**What needs to be done:** Exactly retype the lines from the top of the data through the line containing "import * as", leaving out every picture.

**Data section:**
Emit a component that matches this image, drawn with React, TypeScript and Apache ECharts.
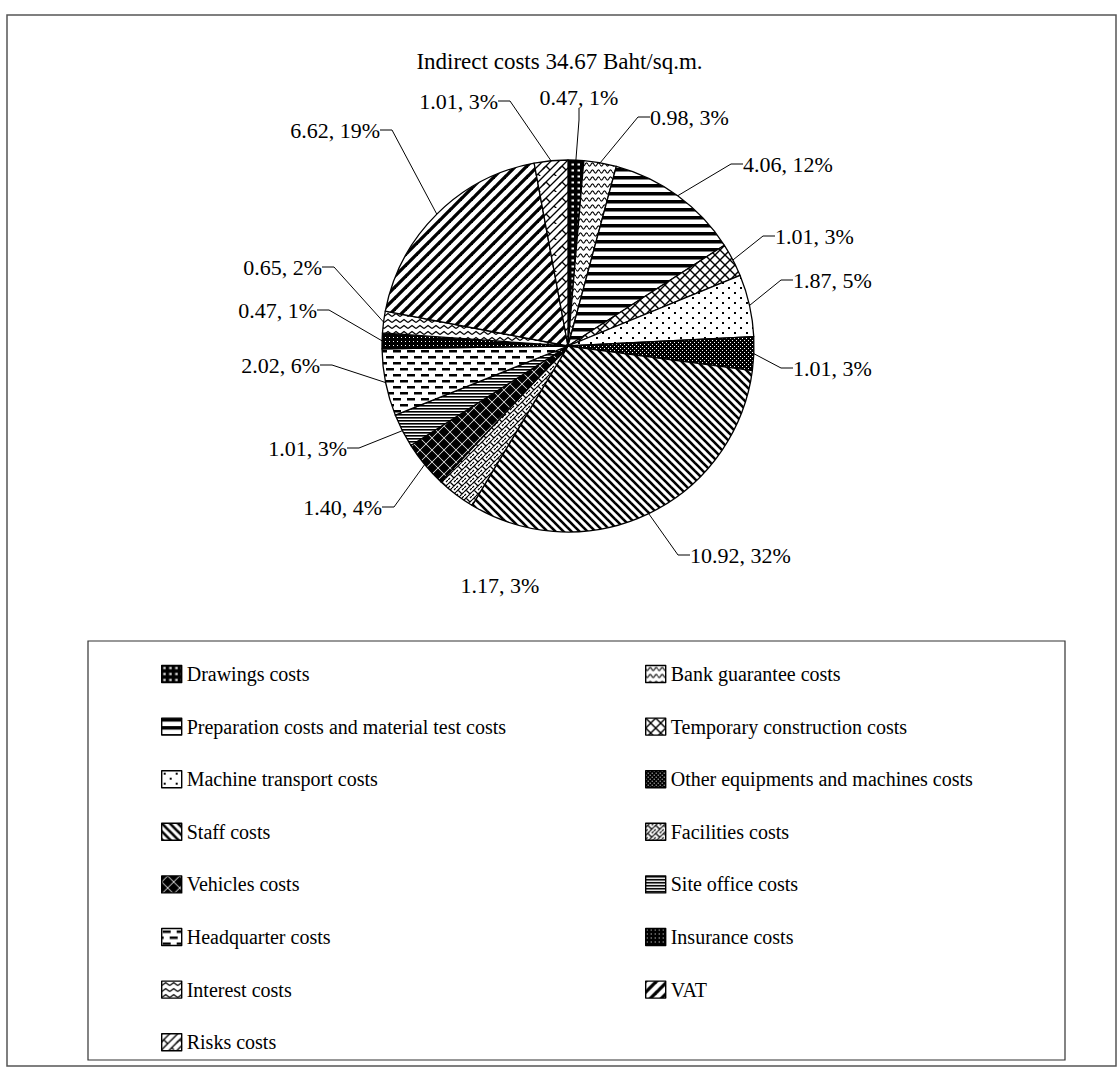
import React, { useEffect, useRef } from "react";
import * as echarts from "echarts";

// Indirect cost breakdown, Baht per square metre
const categories = [
  "Drawings costs",
  "Bank guarantee costs",
  "Preparation costs and material test costs",
  "Temporary construction costs",
  "Machine transport costs",
  "Other equipments and machines costs",
  "Staff costs",
  "Facilities costs",
  "Vehicles costs",
  "Site office costs",
  "Headquarter costs",
  "Insurance costs",
  "Interest costs",
  "VAT",
  "Risks costs",
];
const costs = [0.47, 0.98, 4.06, 1.01, 1.87, 1.01, 10.92, 1.17, 1.4, 1.01, 2.02, 0.47, 0.65, 6.62, 1.01];
const hatchKinds = [
  "darkDots", "waves", "hLines", "diagGrid", "sparseDots", "darkFine", "backDiag",
  "weave", "diamonds", "denseLines", "dashes", "darkest", "zigzag", "fwdDiag", "brick",
];
const legendLeftItems = [
  "Drawings costs",
  "Preparation costs and material test costs",
  "Machine transport costs",
  "Staff costs",
  "Vehicles costs",
  "Headquarter costs",
  "Interest costs",
  "Risks costs",
];
const legendRightItems = [
  "Bank guarantee costs",
  "Temporary construction costs",
  "Other equipments and machines costs",
  "Facilities costs",
  "Site office costs",
  "Insurance costs",
  "VAT",
];
const chartTitle = "Indirect costs 34.67 Baht/sq.m.";

// Where each slice's value label sits (anchor x, anchor y, text alignment);
// leader lines are then routed by ECharts to the nearest point of the slice.
const labelSpots: [number, number, "left" | "right" | "center"][] = [
  [579, 97, "center"],
  [650, 117, "left"],
  [743, 164, "left"],
  [775, 236, "left"],
  [793, 280, "left"],
  [793, 368, "left"],
  [690, 555, "left"],
  [500, 585, "center"],
  [382, 507, "right"],
  [347, 448, "right"],
  [320, 365, "right"],
  [317, 310, "right"],
  [322, 267, "right"],
  [380, 130, "right"],
  [498, 101, "right"],
];
// the Facilities label floats under the pie without a leader line
const hiddenLeader = ["Facilities costs"];

const FONT = "'Liberation Serif', 'Times New Roman', serif";

// Black-and-white hatch tiles used as pattern fills
function makeTile(kind: string): HTMLCanvasElement {
  const sizes: Record<string, [number, number]> = {
    darkDots: [6, 6], waves: [12, 7], hLines: [4, 8], diagGrid: [10, 10],
    sparseDots: [12, 10], darkFine: [4, 4], backDiag: [8, 8], weave: [8, 8],
    diamonds: [12, 12], denseLines: [4, 3], dashes: [14, 12], darkest: [4, 4],
    zigzag: [8, 6], fwdDiag: [11, 11], brick: [16, 16],
  };
  const [w, h] = sizes[kind];
  const c = document.createElement("canvas");
  c.width = w;
  c.height = h;
  const g = c.getContext("2d")!;
  g.fillStyle = "#fff";
  g.fillRect(0, 0, w, h);
  g.fillStyle = "#000";
  g.strokeStyle = "#000";
  const line = (x1: number, y1: number, x2: number, y2: number, lw: number) => {
    g.lineWidth = lw;
    g.beginPath();
    g.moveTo(x1, y1);
    g.lineTo(x2, y2);
    g.stroke();
  };
  switch (kind) {
    case "darkDots":
      g.fillRect(0, 0, w, h);
      g.fillStyle = "#fff";
      g.fillRect(1.5, 1.5, 2.5, 2);
      break;
    case "waves":
      g.lineWidth = 1.1;
      g.beginPath();
      for (let x = 0; x <= w; x += 0.5) {
        const y = 3.5 + 1.6 * Math.sin((2 * Math.PI * x) / 6);
        if (x === 0) g.moveTo(x, y);
        else g.lineTo(x, y);
      }
      g.stroke();
      break;
    case "hLines":
      g.fillRect(0, 0, w, 3.5);
      break;
    case "diagGrid":
      for (let k = -1; k <= 1; k++) {
        line(k * w - 1, -1, k * w + w + 1, h + 1, 1.4);
        line(k * w - 1, h + 1, k * w + w + 1, -1, 1.4);
      }
      break;
    case "sparseDots":
      g.fillRect(2, 2, 2, 2);
      g.fillRect(8, 7, 2, 2);
      break;
    case "darkFine":
      g.fillRect(0, 0, w, h);
      g.fillStyle = "#fff";
      g.fillRect(0, 0, 1, 1);
      g.fillRect(2, 2, 1, 1);
      break;
    case "backDiag":
      for (let k = -1; k <= 1; k++) line(k * w - 1, -1, k * w + w + 1, h + 1, 2.6);
      break;
    case "weave":
      g.lineWidth = 1.2;
      g.beginPath();
      g.moveTo(0, 4);
      g.lineTo(4, 0);
      g.moveTo(4, 8);
      g.lineTo(8, 4);
      g.moveTo(2, 2);
      g.lineTo(6, 6);
      g.moveTo(0, 8);
      g.lineTo(2, 6);
      g.moveTo(6, 2);
      g.lineTo(8, 0);
      g.stroke();
      break;
    case "diamonds": {
      const d = 5.5;
      const centers = [[6, 6], [0, 0], [12, 0], [0, 12], [12, 12]];
      for (const [cx, cy] of centers) {
        g.beginPath();
        g.moveTo(cx, cy - d);
        g.lineTo(cx + d, cy);
        g.lineTo(cx, cy + d);
        g.lineTo(cx - d, cy);
        g.closePath();
        g.fill();
      }
      break;
    }
    case "denseLines":
      g.fillRect(0, 0, w, 1.6);
      break;
    case "dashes":
      g.fillRect(1, 2, 8, 2.5);
      g.fillRect(8, 8, 8, 2.5);
      g.fillRect(-6, 8, 8, 2.5);
      break;
    case "darkest":
      g.fillRect(0, 0, w, h);
      g.fillStyle = "#fff";
      g.fillRect(1, 1, 1, 1);
      break;
    case "zigzag":
      g.lineWidth = 1.3;
      g.beginPath();
      g.moveTo(0, 4.5);
      g.lineTo(4, 1.5);
      g.lineTo(8, 4.5);
      g.stroke();
      break;
    case "fwdDiag":
      for (let k = -1; k <= 1; k++) line(k * w - 1, h + 1, k * w + w + 1, -1, 3.3);
      break;
    case "brick":
      for (let k = -1; k <= 1; k++) {
        line(k * w - 1, h + 1, k * w + w + 1, -1, 1.3);
        line(k * w - 1, h / 2 + 1, k * w + w / 2 + 1, -1, 1.3);
        line(k * w + w / 2 - 1, h + 1, k * w + w + 1, h / 2 - 1, 1.3);
      }
      line(2, 6, 6, 10, 1.3);
      line(10, 14, 14, 18, 1.3);
      break;
  }
  return c;
}

export default function App() {
  const ref = useRef<HTMLDivElement>(null);

  useEffect(() => {
    if (!ref.current) return;
    const chart = echarts.init(ref.current, undefined, { renderer: "svg" });

    const data = categories.map((name, i) => ({
      name,
      value: costs[i],
      itemStyle: {
        color: { image: makeTile(hatchKinds[i]), repeat: "repeat" } as any,
      },
      labelLine: { show: !hiddenLeader.includes(name) },
    }));

    const legendCommon = {
      orient: "vertical" as const,
      icon: "rect",
      itemWidth: 20,
      itemHeight: 17,
      itemGap: 32.6,
      top: 659,
      selectedMode: false,
      textStyle: { fontFamily: FONT, fontSize: 20, color: "#000", lineHeight: 20 },
      itemStyle: { borderColor: "#000", borderWidth: 1.4 },
    };

    chart.setOption({
      animation: false,
      backgroundColor: "#fff",
      title: {
        text: chartTitle,
        left: "center",
        top: 45,
        textStyle: { fontFamily: FONT, fontSize: 23, fontWeight: "normal", color: "#000" },
      },
      legend: [
        { ...legendCommon, left: 156, data: legendLeftItems },
        { ...legendCommon, left: 640, data: legendRightItems },
      ],
      graphic: [
        {
          type: "rect",
          shape: { x: 7, y: 15, width: 1109, height: 1051 },
          style: { fill: "none", stroke: "#555", lineWidth: 1.5 },
          silent: true,
        },
        {
          type: "rect",
          shape: { x: 88, y: 641, width: 977, height: 419 },
          style: { fill: "none", stroke: "#333", lineWidth: 1.2 },
          silent: true,
        },
      ],
      series: [
        {
          type: "pie",
          center: [568, 346],
          radius: 186,
          startAngle: 90,
          clockwise: true,
          percentPrecision: 0,
          avoidLabelOverlap: false,
          emphasis: { disabled: true },
          itemStyle: { borderColor: "#000", borderWidth: 1.3 },
          label: {
            show: true,
            position: "outside",
            fontFamily: FONT,
            fontSize: 22,
            color: "#000",
            formatter: (p: any) => `${Number(p.value).toFixed(2)}, ${p.percent}%`,
          },
          labelLine: {
            show: true,
            length: 30,
            length2: 12,
            lineStyle: { color: "#000", width: 1 },
          },
          labelLayout: (params: any) => {
            const spot = labelSpots[params.dataIndex];
            return {
              x: spot[0],
              y: spot[1],
              align: spot[2],
              verticalAlign: "middle",
            };
          },
          data,
        },
      ],
    });

    return () => chart.dispose();
  }, []);

  return (
    <div
      ref={ref}
      style={{ position: "absolute", left: 0, top: 0, width: 1119, height: 1069 }}
    />
  );
}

**Exercise solution:**
Emit a component that matches this image, drawn with React, TypeScript and Apache ECharts.
import React, { useEffect, useRef } from "react";
import * as echarts from "echarts";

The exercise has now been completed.